* **Input records**
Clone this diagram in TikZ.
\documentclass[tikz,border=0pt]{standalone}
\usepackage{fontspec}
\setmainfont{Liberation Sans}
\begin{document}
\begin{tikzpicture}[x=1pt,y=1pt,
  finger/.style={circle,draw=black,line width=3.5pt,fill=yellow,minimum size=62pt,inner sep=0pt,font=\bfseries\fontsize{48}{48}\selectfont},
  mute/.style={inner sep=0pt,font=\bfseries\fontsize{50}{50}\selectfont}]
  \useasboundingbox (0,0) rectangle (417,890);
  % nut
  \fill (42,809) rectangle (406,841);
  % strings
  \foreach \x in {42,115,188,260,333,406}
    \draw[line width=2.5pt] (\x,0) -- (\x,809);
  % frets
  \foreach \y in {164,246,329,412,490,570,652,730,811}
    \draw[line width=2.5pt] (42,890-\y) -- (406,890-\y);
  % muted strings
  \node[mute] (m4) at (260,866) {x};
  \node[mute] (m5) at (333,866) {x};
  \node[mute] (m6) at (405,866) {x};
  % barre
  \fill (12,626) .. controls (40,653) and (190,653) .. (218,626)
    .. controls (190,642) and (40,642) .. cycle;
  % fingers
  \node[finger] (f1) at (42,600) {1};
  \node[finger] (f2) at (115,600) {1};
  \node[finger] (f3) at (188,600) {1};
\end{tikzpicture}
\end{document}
* * *
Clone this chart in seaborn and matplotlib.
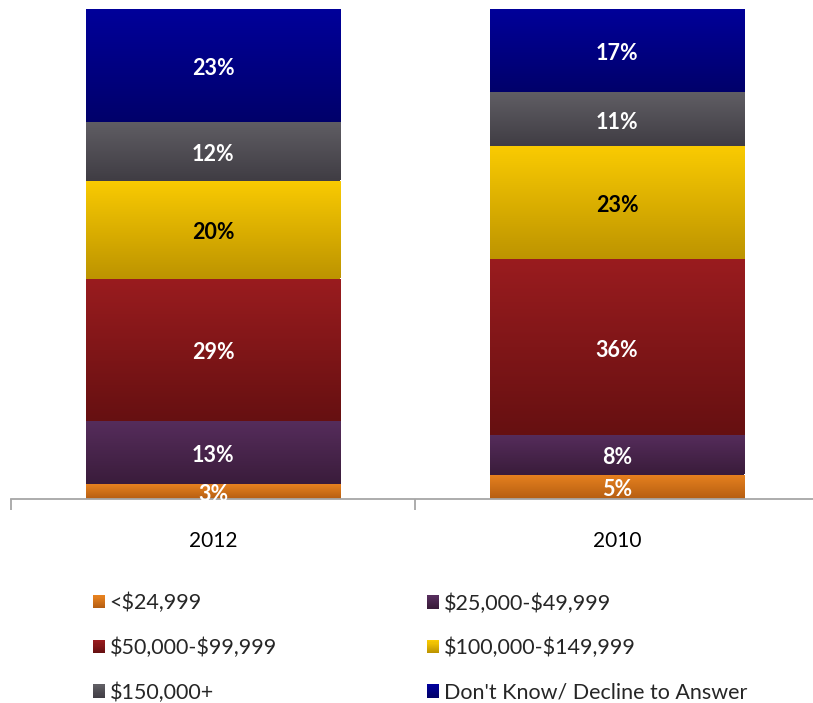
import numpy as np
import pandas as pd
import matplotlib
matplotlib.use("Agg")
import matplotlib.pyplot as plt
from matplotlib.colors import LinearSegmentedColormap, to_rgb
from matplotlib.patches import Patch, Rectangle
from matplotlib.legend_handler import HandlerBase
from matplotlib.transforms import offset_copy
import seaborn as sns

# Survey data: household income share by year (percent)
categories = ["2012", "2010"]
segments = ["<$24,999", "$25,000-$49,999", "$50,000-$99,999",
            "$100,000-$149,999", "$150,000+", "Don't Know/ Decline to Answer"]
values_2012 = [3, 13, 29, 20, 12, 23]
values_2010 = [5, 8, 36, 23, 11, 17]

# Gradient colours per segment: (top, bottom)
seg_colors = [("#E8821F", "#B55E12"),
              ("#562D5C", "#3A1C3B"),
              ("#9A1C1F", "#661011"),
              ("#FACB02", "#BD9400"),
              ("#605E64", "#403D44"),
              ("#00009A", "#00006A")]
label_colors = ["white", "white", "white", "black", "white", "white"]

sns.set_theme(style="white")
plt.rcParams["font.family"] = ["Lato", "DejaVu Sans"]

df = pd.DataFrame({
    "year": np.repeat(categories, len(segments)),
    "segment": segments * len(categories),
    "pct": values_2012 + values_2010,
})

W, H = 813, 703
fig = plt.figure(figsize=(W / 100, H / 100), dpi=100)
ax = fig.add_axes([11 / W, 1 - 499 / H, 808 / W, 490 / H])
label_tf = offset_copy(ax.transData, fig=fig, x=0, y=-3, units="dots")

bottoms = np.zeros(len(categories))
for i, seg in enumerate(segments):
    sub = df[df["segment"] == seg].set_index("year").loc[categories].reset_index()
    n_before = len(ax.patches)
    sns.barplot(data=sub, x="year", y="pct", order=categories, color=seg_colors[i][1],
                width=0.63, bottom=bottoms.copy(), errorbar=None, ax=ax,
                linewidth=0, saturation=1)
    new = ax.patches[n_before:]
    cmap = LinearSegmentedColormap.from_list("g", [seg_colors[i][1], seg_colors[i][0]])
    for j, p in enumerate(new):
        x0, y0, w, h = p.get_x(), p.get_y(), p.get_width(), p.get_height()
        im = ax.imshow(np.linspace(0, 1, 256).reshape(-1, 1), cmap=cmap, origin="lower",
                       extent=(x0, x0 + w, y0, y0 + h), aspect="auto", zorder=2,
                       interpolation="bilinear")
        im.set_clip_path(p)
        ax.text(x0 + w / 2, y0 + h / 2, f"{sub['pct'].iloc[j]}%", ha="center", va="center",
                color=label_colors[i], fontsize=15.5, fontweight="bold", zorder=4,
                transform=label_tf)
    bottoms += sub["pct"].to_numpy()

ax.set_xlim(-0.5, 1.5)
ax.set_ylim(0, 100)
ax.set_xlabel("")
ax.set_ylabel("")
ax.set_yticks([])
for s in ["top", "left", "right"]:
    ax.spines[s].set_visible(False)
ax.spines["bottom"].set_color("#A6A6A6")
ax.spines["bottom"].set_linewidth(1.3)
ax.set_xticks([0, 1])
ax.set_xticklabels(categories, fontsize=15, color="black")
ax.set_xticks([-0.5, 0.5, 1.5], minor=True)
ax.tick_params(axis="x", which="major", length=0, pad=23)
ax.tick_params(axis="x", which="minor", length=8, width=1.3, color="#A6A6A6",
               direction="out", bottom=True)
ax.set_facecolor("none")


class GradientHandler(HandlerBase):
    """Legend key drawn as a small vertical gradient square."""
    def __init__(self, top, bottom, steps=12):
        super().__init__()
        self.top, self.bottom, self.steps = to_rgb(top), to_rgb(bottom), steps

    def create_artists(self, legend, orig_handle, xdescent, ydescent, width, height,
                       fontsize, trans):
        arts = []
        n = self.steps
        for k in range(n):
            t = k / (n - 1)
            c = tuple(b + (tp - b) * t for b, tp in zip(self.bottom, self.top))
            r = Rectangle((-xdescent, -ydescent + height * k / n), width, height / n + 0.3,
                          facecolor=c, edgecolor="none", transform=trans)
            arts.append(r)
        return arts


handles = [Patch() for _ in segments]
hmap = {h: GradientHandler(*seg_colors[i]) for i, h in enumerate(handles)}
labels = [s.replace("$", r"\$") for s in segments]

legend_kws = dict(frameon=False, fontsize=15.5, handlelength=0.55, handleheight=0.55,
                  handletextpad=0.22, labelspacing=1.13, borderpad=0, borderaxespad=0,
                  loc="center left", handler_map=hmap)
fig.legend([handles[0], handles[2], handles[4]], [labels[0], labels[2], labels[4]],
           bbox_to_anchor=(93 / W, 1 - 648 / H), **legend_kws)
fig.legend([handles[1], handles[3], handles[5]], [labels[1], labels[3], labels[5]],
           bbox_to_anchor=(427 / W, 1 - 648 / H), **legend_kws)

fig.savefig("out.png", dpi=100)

* **Prompt**
What lines above run from the one with "Clone this chart in seaborn and matplotlib." to the one with "values_2010 = [5, 8, 36, 23, 11, 17]"? Give them again exactly, ends included, and leave the pictures out.

* **Answer below**
Clone this chart in seaborn and matplotlib.
import numpy as np
import pandas as pd
import matplotlib
matplotlib.use("Agg")
import matplotlib.pyplot as plt
from matplotlib.colors import LinearSegmentedColormap, to_rgb
from matplotlib.patches import Patch, Rectangle
from matplotlib.legend_handler import HandlerBase
from matplotlib.transforms import offset_copy
import seaborn as sns

# Survey data: household income share by year (percent)
categories = ["2012", "2010"]
segments = ["<$24,999", "$25,000-$49,999", "$50,000-$99,999",
            "$100,000-$149,999", "$150,000+", "Don't Know/ Decline to Answer"]
values_2012 = [3, 13, 29, 20, 12, 23]
values_2010 = [5, 8, 36, 23, 11, 17]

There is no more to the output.